That is the ultimate pregnancy question. It is the first question everyone has asked me upon learning that I’m pregnant: are you going to find out?
They don’t even specifically ask about
gender sex (probably because of touchy subjects like that), just “are you going to find out?” and I’m always tempted to reply “yes because I want to be prepared if I’m having a velociraptor instead of a baby.”
(You’ll be glad to know that I don’t actually say that out loud…)
I am firmly in the camp of finding out. I think I’ve mentioned this before, but knowing the baby’s sex will (I think) help me wrap my brain around the whole real-human-baby aspect of pregnancy. So yes, I want to know. I want to know as soon as I can.

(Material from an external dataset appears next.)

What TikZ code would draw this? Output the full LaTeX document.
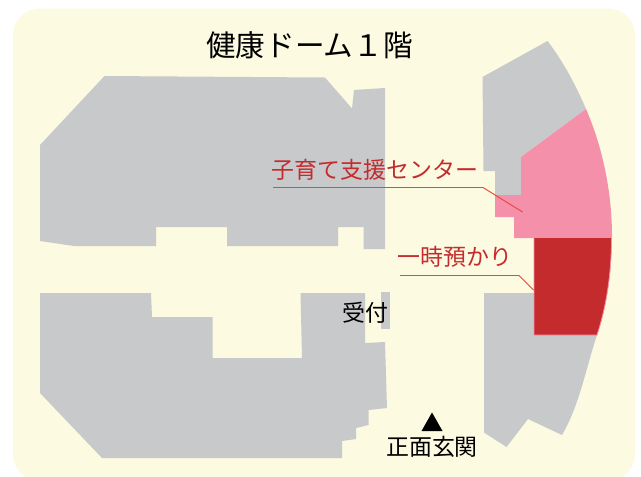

So it surprised me the other day when my mom told me that she actually doesn’t want to know. She would prefer to find out the day of delivery, whether I’m having a boy or a girl. Huh. Now I’ve started to try and think of ways to accommodate her as I do love the whole surprise aspect of the grand reveal at birth. Just not enough to be surprised myself.
It seems like a rather insurmountable task. I mean, I don’t mind switching pronouns while talking with her (I do already because I don’t like referring to the baby as “it”) and I definitely wouldn’t mind avoiding the onslaught of all-pink or all-blue gifts (by not telling anyone else before the shower). The main complication that I foresee is that the best way to ensure my mom doesn’t find out is to really not tell anyone else either. Maybe Luffy’s folks, although they could still potentially spill the beans, and some close friends might also be up to the challenge. So I think, in my particular case, the real question is do we tell everyone or no one?